The first carbon nanotube transistors emerged in 1998 out of research groups based at IBM and Delft University of Technology. Since then researchers have succeeded in building smaller circuits, but developing very large scale integration (VLSI) processes that could be used to mass produce chips based on the material has been slow going. “Everybody wanted to build a commercial or large-scale digital system using these materials, but they could not do it because of the substantial imperfections that are inherent in carbon nanotubes,” says Mitra.

There are two imperfections that have proved particularly problematic, say Mitra and his colleagues. One is that, although nanotubes can be grown fairly easily using chemical vapor deposition, the process tends to produce nanotubes with a mix of electrical properties: semiconducting and metallic. Metallic nanotubes are undesirable as they act as wires and can short out circuits.

The other stumbling block is one of alignment. Carbon nanotubes can be grown on a pre-patterned wafer so they form parallel tubes. But a small fraction inevitably are misaligned, and can cut across and connect with neighbors.  

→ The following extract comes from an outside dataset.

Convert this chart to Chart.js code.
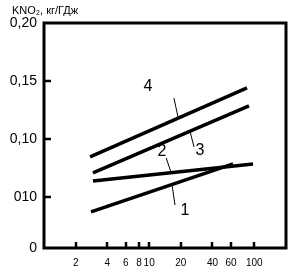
<!DOCTYPE html>
<html>
<head>
<meta charset="utf-8">
<script src="https://cdn.jsdelivr.net/npm/chart.js@4/dist/chart.umd.min.js"></script>
<style>
  html, body { margin: 0; padding: 0; background: #fff; }
  #wrap { width: 292px; height: 275px; }
</style>
</head>
<body>
<div id="wrap"><canvas id="chart" width="292" height="275"></canvas></div>
<script>
// --- data ---
const line1X = [2.80, 62.7];
const line1Y = [0.0371, 0.0785];
const line2X = [2.92, 97.1];
const line2Y = [0.0638, 0.0785];
const line3X = [2.92, 89.0];
const line3Y = [0.0707, 0.1285];
const line4X = [2.74, 85.2];
const line4Y = [0.0845, 0.1440];

// leader strokes from numbers to curves
const lead1X = [16.5, 17.6];
const lead1Y = [0.0604, 0.0431];
const lead2X = [14.5, 16.1];
const lead2Y = [0.0836, 0.0716];
const lead3X = [24.4, 26.7];
const lead3Y = [0.1069, 0.0931];
const lead4X = [17.2, 18.8];
const lead4Y = [0.1353, 0.1190];

const curveNames = ['1', '2', '3', '4'];
const nameX = [21.9, 13.2, 30.4, 9.75];
const nameY = [0.038, 0.0888, 0.0897, 0.1448];

const xTickValues = [2, 4, 6, 8, 10, 20, 40, 60, 100];
const yTickValues = [0.006, 0.05, 0.10, 0.15, 0.20];
const yTickLabels = ['0', '010', '0,10', '0,15', '0,20'];

const yTitle = 'KNO₂, кг/ГДж';
const FONT = '"Liberation Sans", Arial, sans-serif';

function pts(xs, ys) {
  return xs.map((x, i) => ({ x: x, y: ys[i] }));
}

function curve(xs, ys) {
  return { data: pts(xs, ys), borderColor: '#000', borderWidth: 3.5, pointRadius: 0, borderCapStyle: 'butt' };
}
function leader(xs, ys) {
  return { data: pts(xs, ys), borderColor: '#000', borderWidth: 1, pointRadius: 0 };
}

// frame, inward ticks, axis title and curve numbers
const framePlugin = {
  id: 'frame',
  afterDraw(chart) {
    const ctx = chart.ctx;
    const a = chart.chartArea;
    const xs = chart.scales.x;
    const ys = chart.scales.y;
    ctx.save();
    ctx.strokeStyle = '#000';
    ctx.lineWidth = 3;
    ctx.strokeRect(a.left, a.top, a.right - a.left, a.bottom - a.top);

    ctx.lineWidth = 2.5;
    xTickValues.forEach(v => {
      const px = Math.round(xs.getPixelForValue(v));
      ctx.beginPath();
      ctx.moveTo(px, a.bottom);
      ctx.lineTo(px, a.bottom - 6);
      ctx.stroke();
    });
    yTickValues.slice(1, 4).forEach(v => {
      const py = Math.round(ys.getPixelForValue(v));
      ctx.beginPath();
      ctx.moveTo(a.left, py);
      ctx.lineTo(a.left + 7, py);
      ctx.stroke();
    });

    ctx.fillStyle = '#000';
    ctx.textBaseline = 'middle';
    ctx.textAlign = 'left';
    ctx.font = '11px ' + FONT;
    ctx.fillText(yTitle, 12, 11);

    ctx.font = '16px ' + FONT;
    ctx.textAlign = 'center';
    curveNames.forEach((n, i) => {
      ctx.fillText(n, xs.getPixelForValue(nameX[i]), ys.getPixelForValue(nameY[i]));
    });
    ctx.restore();
  }
};

new Chart(document.getElementById('chart'), {
  type: 'line',
  data: {
    datasets: [
      curve(line1X, line1Y),
      curve(line2X, line2Y),
      curve(line3X, line3Y),
      curve(line4X, line4Y),
      leader(lead1X, lead1Y),
      leader(lead2X, lead2Y),
      leader(lead3X, lead3Y),
      leader(lead4X, lead4Y),
    ],
  },
  options: {
    responsive: false,
    animation: false,
    layout: { padding: { left: 0, right: 6, top: 23, bottom: 0 } },
    plugins: {
      legend: { display: false },
      tooltip: { enabled: false },
    },
    scales: {
      x: {
        type: 'logarithmic',
        min: 1,
        max: 200,
        afterBuildTicks: s => { s.ticks = xTickValues.map(v => ({ value: v })); },
        afterFit: s => { s.height = 27; },
        ticks: {
          color: '#000',
          padding: 9,
          maxRotation: 0,
          autoSkip: false,
          font: { family: FONT, size: 10 },
          callback: v => String(v),
        },
        grid: { display: false, drawTicks: false },
        border: { display: false },
      },
      y: {
        type: 'linear',
        min: 0.006,
        max: 0.2,
        afterBuildTicks: s => { s.ticks = yTickValues.map(v => ({ value: v })); },
        afterFit: s => { s.width = 44; },
        ticks: {
          color: '#000',
          padding: 7,
          autoSkip: false,
          font: { family: FONT, size: 14 },
          callback: v => yTickLabels[yTickValues.indexOf(v)],
        },
        grid: { display: false, drawTicks: false },
        border: { display: false },
      },
    },
  },
  plugins: [framePlugin],
});
</script>
</body>
</html>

To make a process that could work in a commercial chip fab, the Stanford team developed a set of techniques they dub imperfection-immune design. They first eliminated the metallic nanotubes on their wafer by turning off all of the semiconducting nanotubes and driving a high current through the circuits. This caused the metallic nanotubes to overheat, oxidize, and ultimately vaporize into small puffs of carbon dioxide. The team then etched away sections of the mat of remaining nanotubes to form circuits. This etching was guided by an algorithm, based on graph theory, that can produce circuits that are mathematically guaranteed to work regardless of any imperfections, Mitra says, by cutting off at least part of any possible cross-cutting nanotube.

The computer, built by graduate student Max Shulakar, isn’t one we’d recognize today. It uses only p-type metal-oxide-semiconductor (PMOS) logic. PMOS transistors are switched on when a negative voltage is applied. NMOS switches work with positive voltage. Although PMOS logic was the first to emerge in computing, today’s logic chips use both to make complementary (CMOS) logic. The disadvantage of PMOS is that it is effectively always on: it is a sort of network or resistors that relies on the presence of transistors of variable widths to regulate the flow of current and create voltage drops. 

But Shulaker and his colleagues show the computer is capable of everything you’d expect from a general purpose processor. It can run a basic operating system and multitask. It can perform counting and number sorting. They also demonstrate more modern silicon capabilities, by running 20 different instructions from the commercial MIPS instruction set.

How does the computer work? It uses just one instruction to perform all computations: SUBNEG (subtract and branch if negative). As Franz Kreupl, a professor of electrical engineering at the University of Munich in Germany, writes in an accompanying commentary:

SUBNEG takes the content of a first memory address, subtracts it from the content of a second memory address and stores the result in the second memory address. If the result of this subtraction is negative, it goes to a third memory address. Because the instruction contains this conditional statement, it guarantees Turing completeness -- that is, it can make any calculation if the computer has enough memory available.

Rudimentary as the computer is, Kreupl says it is a notable advance in the hunt for silicon alternatives. The new work could do a lot to draw more attention to carbon nanotubes, which have lost the spotlight in recent years to graphene. “A circuit as complex as this one has never been devised,” Kreupl says. “I think it’s an important step forward.”

There are of course, still a number of open questions. One is how well this approach will scale down. Working in an academic fab, the Stanford team was limited to an optical lithography resolution of just 1 micrometer, which limited the length of the carbon nanotubes transistors to about that distance (today silicon transistor dimensions are measured in the tens of nanometers). The density of the nanotubes patterned on the wafer was also low: just 5 per micrometer. That density would have to be boosted to 100 to 200 per micrometer, if not more, to increase speed and to make the process cost effective.

Much progress will depend on how uniformly the transistors can be laid down. "If the density varies too much, that would have an effect on the energy efficiency of the final circuit," Mitra says. There is work being done to address that issue. In the meantime, he says, we've reached a notable crossing point. "People said you couldn’t build anything big with carbon nanotubes," he says. "Now that question has been resolved."